ASIF HUSSAIN, Alto Dabolim

 

Porvorim Promenade In Dire Neglect

The promenade in Porvorim along the western side of the CHOGM road is a boon to pedestrians and morning walkers. Earlier, it was also being used by youngsters as a cycling track but was stopped due to timely action of the caretakers. The promenade is now in a bad state and getting dirtier by the day, as nothing is being gone to keep it clean. Besides the squatting cattle and stray dogs, there is any amount of cow dung spread on the track. Devotees to the neighbouring temple also leave behind their leftover food, banana leaves and water bottles, as there are no garbage bins provided anywhere. Broken beer bottles and plastic bottles are also a common sight outside the liquor shops and eating places in the vicinity. Of late, the promenade is slowly turning into a railway platform with drunkards and visitors sleeping overnight. It is shocking that no action is being taken by the concerned authorities to maintain day-to-day cleanliness and public hygiene. Have we forgotten our commitment to ‘Swachh Bharat Abhiyan’ so soon?

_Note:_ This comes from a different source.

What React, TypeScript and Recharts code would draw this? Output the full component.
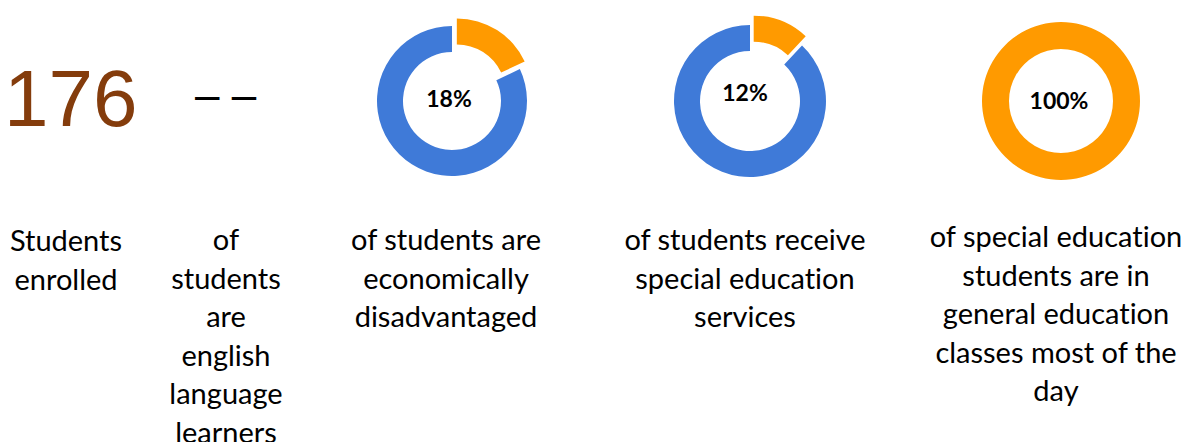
import React from "react";
import { Cell, Pie, PieChart } from "recharts";

// headline figures
const enrolledCount = "176";
const englishLearners = "– –";

// donut values (percent of students)
const sharePercent = [18, 12, 100];
const restPercent = [82, 88, 0];
const donutLabels = ["18%", "12%", "100%"];

// captions under each figure, one entry per line
const captions = [
  ["Students", "enrolled"],
  ["of", "students", "are", "english", "language", "learners"],
  ["of students are", "economically", "disadvantaged"],
  ["of students receive", "special education", "services"],
  [
    "of special education",
    "students are in",
    "general education",
    "classes most of the",
    "day",
  ],
];

const BLUE = "#3f7ad8";
const ORANGE = "#ff9a00";
const TEXT_FONT = "Lato, 'Open Sans', sans-serif";

const donutLayout = [
  { cx: 447, cy: 96, outer: 75, inner: 49, explode: 9, labelX: 449, labelY: 98 },
  { cx: 745, cy: 96, outer: 76, inner: 50, explode: 10, labelX: 745, labelY: 92 },
  { cx: 1056, cy: 96, outer: 79, inner: 52, explode: 0, labelX: 1059, labelY: 100 },
];

const captionLayout = [
  { x: 66, baseline: 252 },
  { x: 226, baseline: 251 },
  { x: 446, baseline: 251 },
  { x: 745, baseline: 251 },
  { x: 1056, baseline: 248 },
];

const SIZE = 200;

function Donut({ index }: { index: number }) {
  const share = sharePercent[index];
  const rest = restPercent[index];
  const lay = donutLayout[index];
  const data = [
    { name: "share", value: share },
    { name: "rest", value: rest },
  ];
  // push the highlighted slice out along its middle angle
  const mid = ((90 - (share / (share + rest)) * 180) * Math.PI) / 180;
  const dx = lay.explode * Math.cos(mid);
  const dy = -lay.explode * Math.sin(mid);
  const c = SIZE / 2;

  return (
    <>
      <div
        style={{
          position: "absolute",
          left: lay.cx - c,
          top: lay.cy - c,
          width: SIZE,
          height: SIZE,
        }}
      >
        <PieChart width={SIZE} height={SIZE}>
          <Pie
            data={data}
            dataKey="value"
            cx={c}
            cy={c}
            innerRadius={lay.inner}
            outerRadius={lay.outer}
            startAngle={90}
            endAngle={-270}
            stroke="none"
            isAnimationActive={false}
          >
            <Cell fill="transparent" />
            <Cell fill={BLUE} />
          </Pie>
          <Pie
            data={data}
            dataKey="value"
            cx={c + dx}
            cy={c + dy}
            innerRadius={lay.inner}
            outerRadius={lay.outer}
            startAngle={90}
            endAngle={-270}
            stroke="none"
            isAnimationActive={false}
          >
            <Cell fill={ORANGE} />
            <Cell fill="transparent" />
          </Pie>
        </PieChart>
      </div>
      <div
        style={{
          position: "absolute",
          left: lay.labelX - 60,
          top: lay.labelY - 15,
          width: 120,
          height: 30,
          lineHeight: "30px",
          textAlign: "center",
          fontFamily: TEXT_FONT,
          fontWeight: 700,
          fontSize: 23,
          color: "#000",
        }}
      >
        {donutLabels[index]}
      </div>
    </>
  );
}

export default function App() {
  return (
    <div
      style={{
        position: "fixed",
        left: 0,
        top: 0,
        width: 1189,
        height: 442,
        background: "#fff",
        overflow: "hidden",
      }}
    >
      <div
        style={{
          position: "absolute",
          left: 4,
          top: 59,
          fontFamily: "'Liberation Sans', Arial, sans-serif",
          fontSize: 80,
          lineHeight: 1,
          color: "#843c0c",
        }}
      >
        {enrolledCount}
      </div>
      <div
        style={{
          position: "absolute",
          left: 195,
          top: 73,
          fontFamily: "'Liberation Sans', Arial, sans-serif",
          fontSize: 44,
          lineHeight: 1,
          color: "#000",
          whiteSpace: "pre",
        }}
      >
        {englishLearners}
      </div>

      {sharePercent.map((_, i) => (
        <Donut key={i} index={i} />
      ))}

      {captions.map((lines, i) => (
        <div
          key={i}
          style={{
            position: "absolute",
            left: captionLayout[i].x - 150,
            top: captionLayout[i].baseline - 31,
            width: 300,
            textAlign: "center",
            fontFamily: TEXT_FONT,
            fontSize: 29,
            lineHeight: "38.5px",
            fontVariantLigatures: "none",
            color: "#000",
          }}
        >
          {lines.map((line, j) => (
            <div key={j} style={{ whiteSpace: "nowrap" }}>
              {line}
            </div>
          ))}
        </div>
      ))}
    </div>
  );
}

A F NAZARETH, Alto Porvorim

 

Spruce Up Rail Infrastructure

The terrible stampede at Elphinstone Road Station on Mumbai’s suburban railway network is another grim reminder to the governments that they have to pull their socks up with little time to waste, and repair the country’s infrastructural system. Many buildings and bridges are so dilapidated in India that they are ready to crumble any time. Unfortunately, the apathy and neglect of the authorities have ensured people live and traverse with danger lurking around the corner.   Successive railways ministers have succumbed to political compulsions by announcing new trains; but hardly anybody seems to have done much to spruce up the rail infrastructure in the country. Ironically, Railways Minister Piyush Goyal was in the city on the day of the Mumbai tragedy to announce 100 new suburban trains. The then railways minister Suresh Prabhu had declared widening of the Elphinstone station overbridge in his 2016-17 budget. But the project failed to take off at all, thanks to vote bank politics, myopic political outlook, lethargic bureaucracy, operational constraints and “financial crunch” among others. It is shocking that Railways has found no worthwhile companies to hand over the contract to date for the purpose of widening the six-feet bridge. The staircase on either side too is longing to be replaced but has no takers. Crowding of people at the edge of one staircase due to heavy rains resulted in stranding of people across the bridge leading to a horrific disaster Friday. The inherent rumour-mongering nature of some of the people led to jostling, pushing and jumping, and the inevitable happened. The bridge, built 15 years ago, handles nearly one lakh people on an average per day and definitely deserved better. There is no crowd control system in most of the suburban network foot overbridges in Mumbai.  Police often act as hapless onlookers in such tragedies. At least during peak hours, police personnel have to be deployed to ease things out. Few overbridges have slopes, rather than staircases, which is again an open invitation to pandemonium. Uniformity in foot overbridge construction, borrowing from the state-of-the-art technology, is the need of the hour.

The role of the railway station authorities, in moments of bedlam, in taking quick remedial action cannot be overstressed. But for many good Samaritans, the death toll at the Elphinstone station could have been much more. The hopelessly overburdened suburban rail network has to be de-congested through alternative modes of public transport like the ongoing metro project, which has to be expedited.